Illustration: Liu Rui/GT
Russia claims that 26 of Kalibr sea-based cruise missiles have successfully destroyed 11 Islamic State (IS) positions. The Russian troops, since September 30, have collaborated with Syrian forces in the air raids against IS in the country. Russia's high-profile involvement in Syria has triggered global attention and controversies.
Syrian Ambassador to Russia Riad Haddad stated earlier that the Kremlin is targeting terrorists, rather than rebels or civilians. About 40 percent of IS facilities have been devastated.
Yet, the Western countries perceive the effects of Moscow's air raids differently. In their view, the Kremlin has mostly aimed at Syrian rebels, instead of the IS, in the first place. Some even conjecture that Russia is backing the violence of Bashar al-Assad's regime.
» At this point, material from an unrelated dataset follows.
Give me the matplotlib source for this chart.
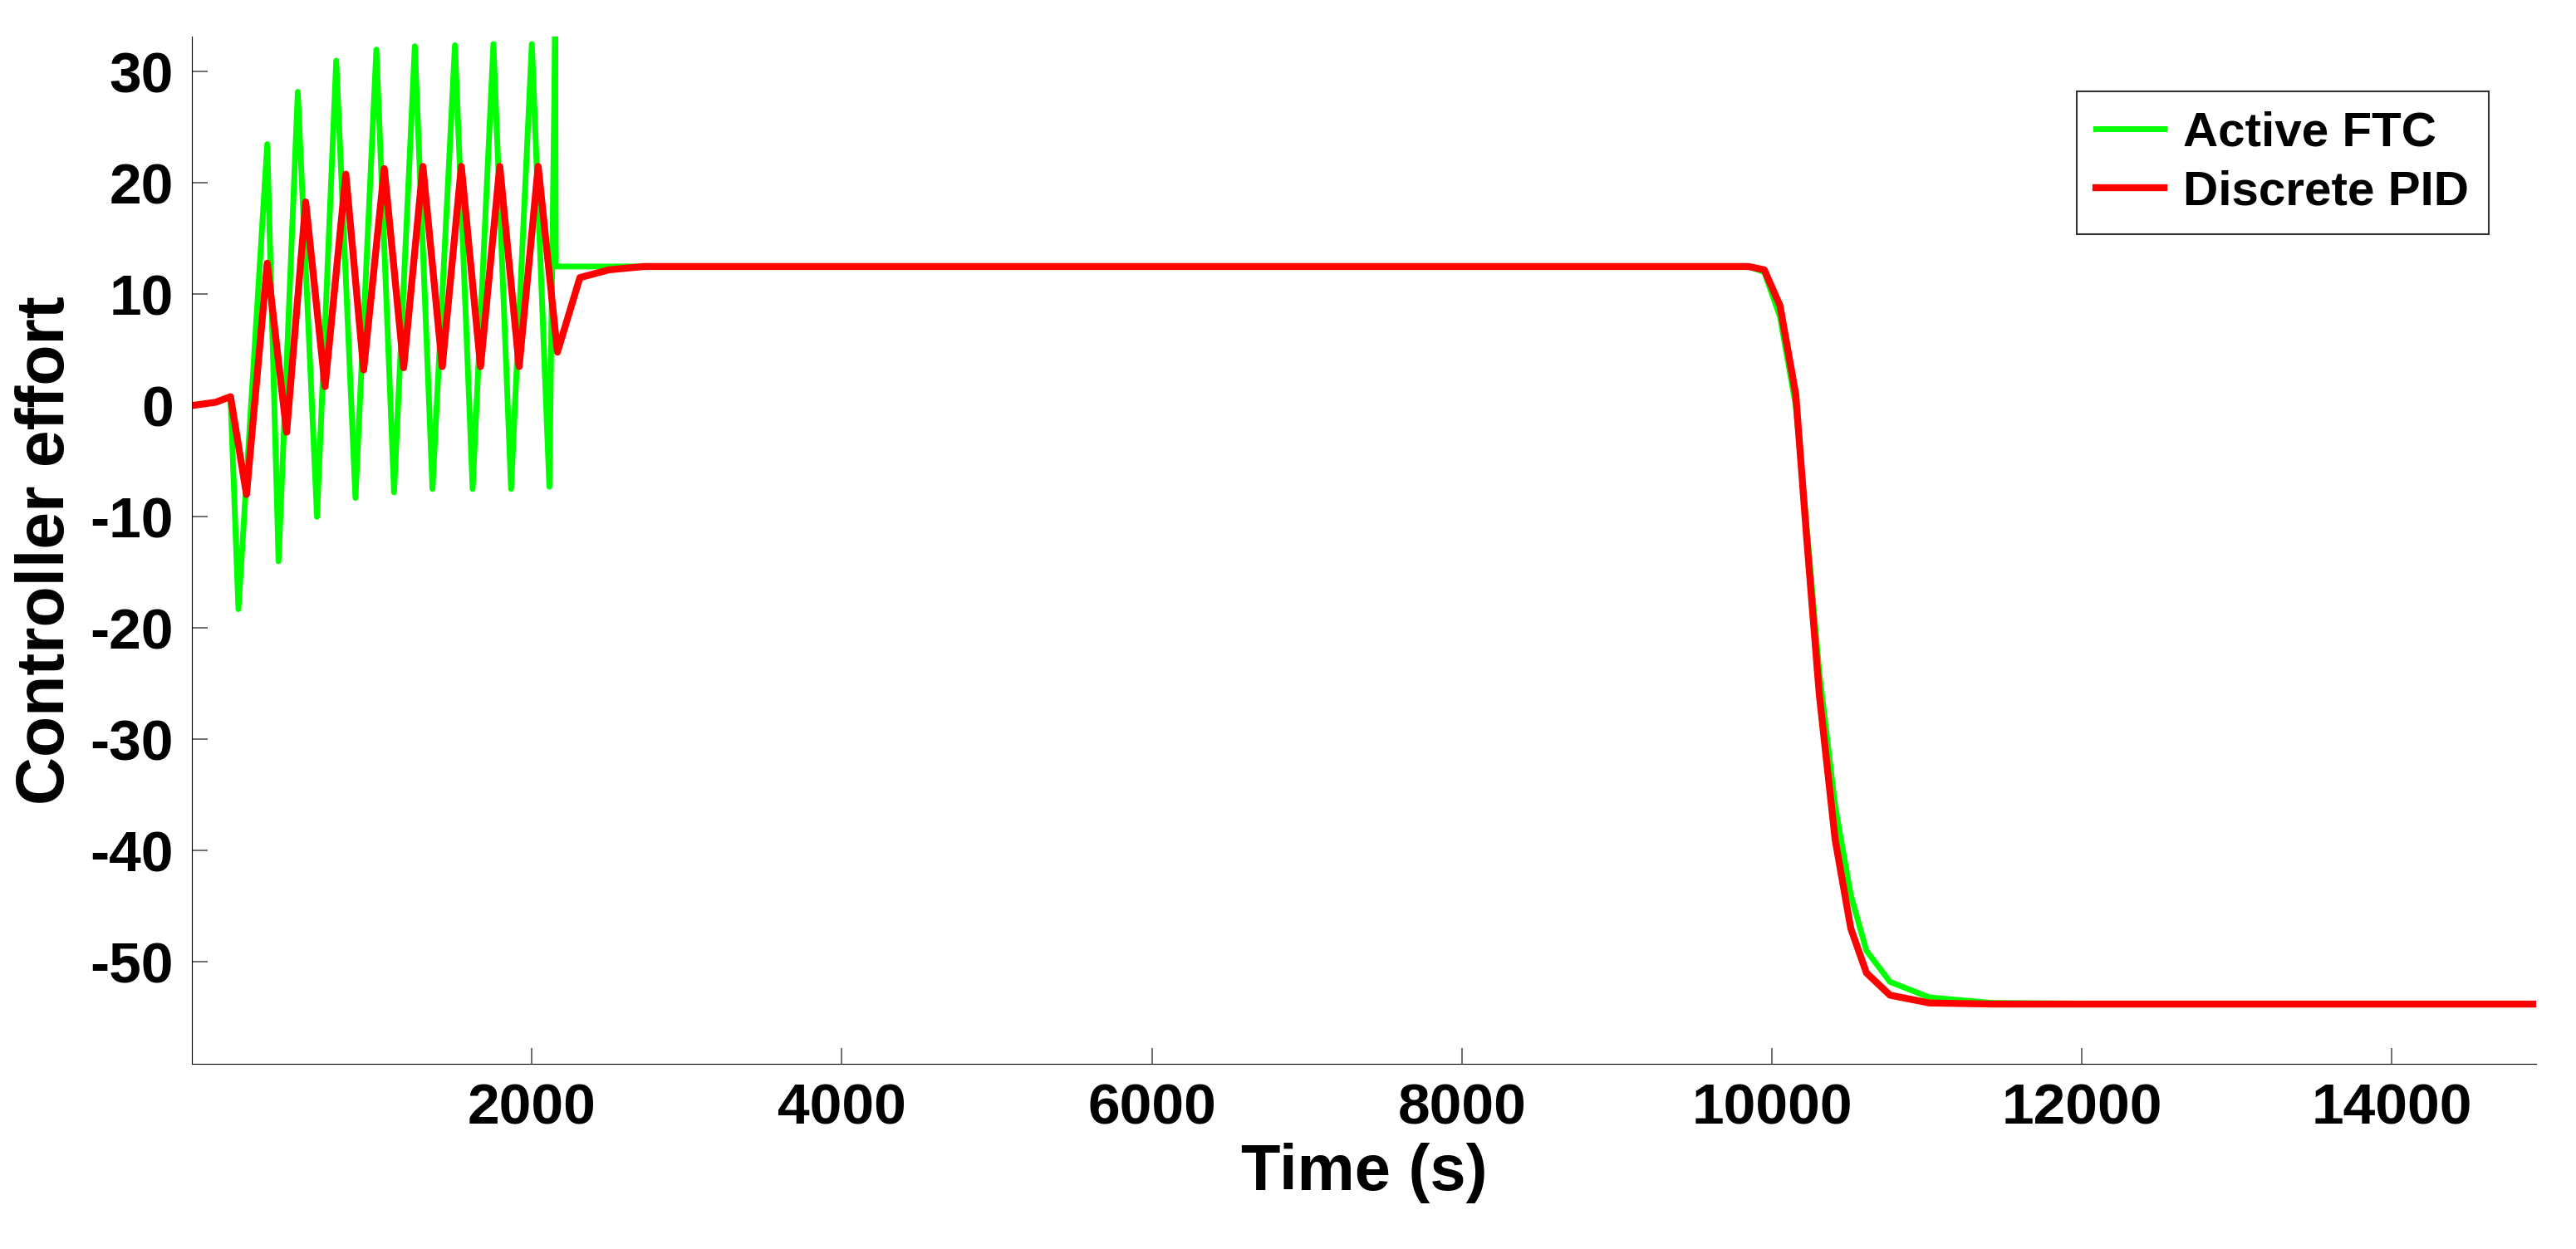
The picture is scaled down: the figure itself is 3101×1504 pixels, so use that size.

The opposing voices far outweigh the supportive ones and several Western officials have publicly criticized the Kremlin's actions in Syria on different occasions.
Although major powers share the common task of striking IS, they have their own calculations. The current turmoil can be attributed to the big-power games.
Despite the common target to raid the IS, Russia and the US have conflicting stances over Bashar al-Assad's government. While the US-led coalition against the IS insists on the toppling of Assad, Russia aims to safeguard the survival of his regime. Both countries have their respective goals in their involvement in the Middle East, yet cracking down on the IS just serves as a tool to realize these goals.
This time, Moscow has demonstrated its firm and open support for the Assad government. Its high-profile operations have reflected Moscow's capacity to play an important role in international politics even in the situation when the Kremlin is facing multi-layered crises. As Russia's firmest ally in the Middle East, Assad is what Moscow badly needs.
Moreover, the IS itself poses enormous threat to Russia. Even though the IS is under attack from Syria, Iraq and the international community, the number of terrorists has witnessed an increase. The composition of the organization is very complicated, with many of its members from countries once part of the Soviet Union.
Statistics from the Russia's National Anti-Terrorism Committee suggests that more than 800 militants from the North Caucasus have joined the IS, yet the number, in reality, may have far exceeded this figure. These militants are likely to pose security threats to this region.
Levada Center polls suggest that 70 percent of respondents are supportive of Russia's military operations against IS in Syria.
Russian political scientist Sergey Markov has said that Kremlin is actively promoting all-around cooperation to target the IS. Russia is seeking to play a major role in linking up Syria, Iraq and Kurdish military in order to build a Syria-Iraq-Kurd anti-IS alliance, which is different from the Western one. The alliance would exclude the US, France, Saudi Arabia, Turkey, Israel and may seek political and military support from Iran and China in the future.
Putting aside Russian involvement in Syria, the competition between Moscow and Washington has entered into a brand new stage in the Middle East. In the 10 years since the 2003 Iraq War, Russia's traditional partners in the region, Iraq and Libya, have been cleared away by the US. The Assad regime of Syria has also confronted several major crises. Obviously, Russia has been forced into a strategic disadvantage in these years.
Russia, facing multi-layered crises, has still chosen to interfere with the interior affairs of Syria.
This has provided another pattern for interference, namely, intervening into other countries' affairs without endangering the authority of others or the survival of the local regimes. The pattern will definitely receive support from Syria and Iraq.
Putin, in his UN speech, advised re-constructing Libyan political institutions, supporting the new Iraqi government and cooperating with a legitimate Syrian government.
Compared with a decade ago, Russia has become more active and has managed to put forward its ideas and intentions on its own. This is also the highlight of Russia-US competition in the Middle East.